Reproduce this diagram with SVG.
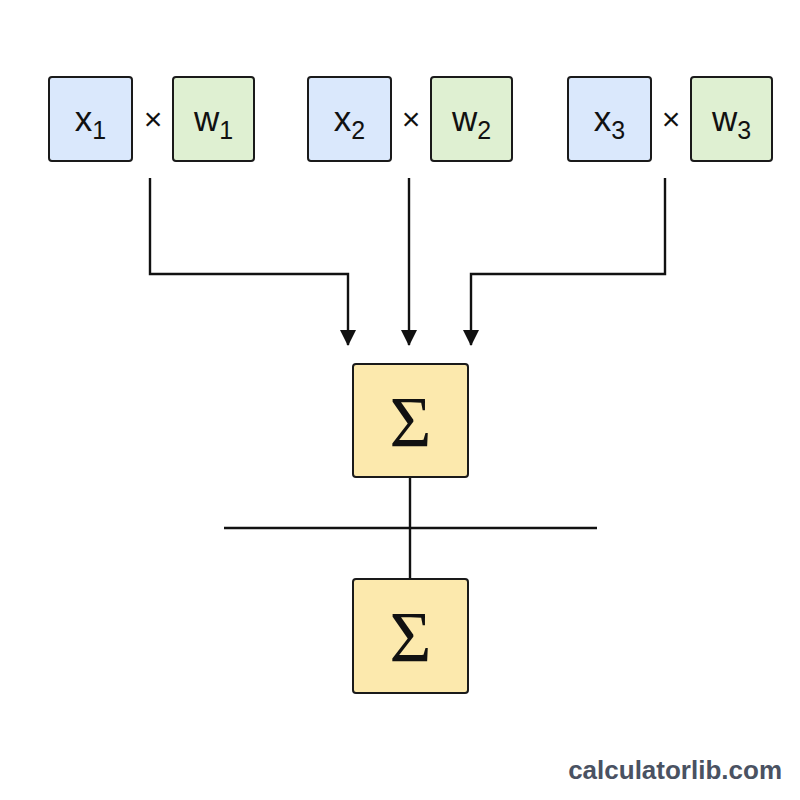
<svg xmlns="http://www.w3.org/2000/svg" width="800" height="800" viewBox="0 0 800 800">
<style>
.box{stroke:#1a1a1a;stroke-width:2}
.x{fill:#dae8fc}
.w{fill:#dff0d2}
.s{fill:#fce9ad}
.lbl{font-family:"Liberation Sans",Arial,sans-serif;font-size:35px;fill:#111}
.sub{font-size:25px}
.times{font-family:"Liberation Sans",Arial,sans-serif;font-size:32px;fill:#111}
.sig{font-family:"Liberation Serif","Times New Roman",serif;font-size:72px;fill:#111}
.ln{stroke:#111;stroke-width:2.4;fill:none}
</style>
<defs>
<marker id="ah" markerWidth="16" markerHeight="16" refX="15" refY="8" orient="auto" markerUnits="userSpaceOnUse">
<path d="M0,0 L16,8 L0,16 Z" fill="#111"/>
</marker>
</defs>
<rect width="800" height="800" fill="#ffffff"/>
<g id="x1"><rect class="box x" x="49" y="77" width="83" height="84" rx="3"/><text class="lbl" x="90.5" y="131" text-anchor="middle">x<tspan class="sub" dy="8">1</tspan></text></g>
<g id="w1"><rect class="box w" x="173" y="77" width="81" height="84" rx="3"/><text class="lbl" x="213.5" y="131" text-anchor="middle">w<tspan class="sub" dy="8">1</tspan></text></g>
<g id="x2"><rect class="box x" x="308" y="77" width="83" height="84" rx="3"/><text class="lbl" x="349.5" y="131" text-anchor="middle">x<tspan class="sub" dy="8">2</tspan></text></g>
<g id="w2"><rect class="box w" x="431" y="77" width="81" height="84" rx="3"/><text class="lbl" x="471.5" y="131" text-anchor="middle">w<tspan class="sub" dy="8">2</tspan></text></g>
<g id="x3"><rect class="box x" x="568" y="77" width="83" height="84" rx="3"/><text class="lbl" x="609.5" y="131" text-anchor="middle">x<tspan class="sub" dy="8">3</tspan></text></g>
<g id="w3"><rect class="box w" x="691" y="77" width="81" height="84" rx="3"/><text class="lbl" x="731.5" y="131" text-anchor="middle">w<tspan class="sub" dy="8">3</tspan></text></g>
<g id="ops">
<text class="times" x="153" y="130" text-anchor="middle">×</text>
<text class="times" x="411" y="130" text-anchor="middle">×</text>
<text class="times" x="671" y="130" text-anchor="middle">×</text>
</g>
<g id="connectors">
<path class="ln" d="M150,178 V274 H348 V345" marker-end="url(#ah)"/>
<path class="ln" d="M409,178 V345" marker-end="url(#ah)"/>
<path class="ln" d="M665,178 V274 H471 V345" marker-end="url(#ah)"/>
<path class="ln" d="M410,477 V579"/>
<path class="ln" d="M224,528 H597"/>
</g>
<g id="sum1"><rect class="box s" x="353" y="364" width="115" height="113" rx="3"/><text class="sig" x="410.5" y="446" text-anchor="middle">Σ</text></g>
<g id="sum2"><rect class="box s" x="353" y="579" width="115" height="114" rx="3"/><text class="sig" x="410.5" y="661" text-anchor="middle">Σ</text></g>
<text x="782" y="779" text-anchor="end" font-family="Liberation Sans,Arial,sans-serif" font-weight="bold" font-size="26" fill="#4a5262">calculatorlib.com</text>
</svg>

**INSTRUCTIONS FOR THE TASK**
Quote in full the listing given above; the images are to be left out.

**TASK RESULT**
Reproduce this diagram with SVG.
<svg xmlns="http://www.w3.org/2000/svg" width="800" height="800" viewBox="0 0 800 800">
<style>
.box{stroke:#1a1a1a;stroke-width:2}
.x{fill:#dae8fc}
.w{fill:#dff0d2}
.s{fill:#fce9ad}
.lbl{font-family:"Liberation Sans",Arial,sans-serif;font-size:35px;fill:#111}
.sub{font-size:25px}
.times{font-family:"Liberation Sans",Arial,sans-serif;font-size:32px;fill:#111}
.sig{font-family:"Liberation Serif","Times New Roman",serif;font-size:72px;fill:#111}
.ln{stroke:#111;stroke-width:2.4;fill:none}
</style>
<defs>
<marker id="ah" markerWidth="16" markerHeight="16" refX="15" refY="8" orient="auto" markerUnits="userSpaceOnUse">
<path d="M0,0 L16,8 L0,16 Z" fill="#111"/>
</marker>
</defs>
<rect width="800" height="800" fill="#ffffff"/>
<g id="x1"><rect class="box x" x="49" y="77" width="83" height="84" rx="3"/><text class="lbl" x="90.5" y="131" text-anchor="middle">x<tspan class="sub" dy="8">1</tspan></text></g>
<g id="w1"><rect class="box w" x="173" y="77" width="81" height="84" rx="3"/><text class="lbl" x="213.5" y="131" text-anchor="middle">w<tspan class="sub" dy="8">1</tspan></text></g>
<g id="x2"><rect class="box x" x="308" y="77" width="83" height="84" rx="3"/><text class="lbl" x="349.5" y="131" text-anchor="middle">x<tspan class="sub" dy="8">2</tspan></text></g>
<g id="w2"><rect class="box w" x="431" y="77" width="81" height="84" rx="3"/><text class="lbl" x="471.5" y="131" text-anchor="middle">w<tspan class="sub" dy="8">2</tspan></text></g>
<g id="x3"><rect class="box x" x="568" y="77" width="83" height="84" rx="3"/><text class="lbl" x="609.5" y="131" text-anchor="middle">x<tspan class="sub" dy="8">3</tspan></text></g>
<g id="w3"><rect class="box w" x="691" y="77" width="81" height="84" rx="3"/><text class="lbl" x="731.5" y="131" text-anchor="middle">w<tspan class="sub" dy="8">3</tspan></text></g>
<g id="ops">
<text class="times" x="153" y="130" text-anchor="middle">×</text>
<text class="times" x="411" y="130" text-anchor="middle">×</text>
<text class="times" x="671" y="130" text-anchor="middle">×</text>
</g>
<g id="connectors">
<path class="ln" d="M150,178 V274 H348 V345" marker-end="url(#ah)"/>
<path class="ln" d="M409,178 V345" marker-end="url(#ah)"/>
<path class="ln" d="M665,178 V274 H471 V345" marker-end="url(#ah)"/>
<path class="ln" d="M410,477 V579"/>
<path class="ln" d="M224,528 H597"/>
</g>
<g id="sum1"><rect class="box s" x="353" y="364" width="115" height="113" rx="3"/><text class="sig" x="410.5" y="446" text-anchor="middle">Σ</text></g>
<g id="sum2"><rect class="box s" x="353" y="579" width="115" height="114" rx="3"/><text class="sig" x="410.5" y="661" text-anchor="middle">Σ</text></g>
<text x="782" y="779" text-anchor="end" font-family="Liberation Sans,Arial,sans-serif" font-weight="bold" font-size="26" fill="#4a5262">calculatorlib.com</text>
</svg>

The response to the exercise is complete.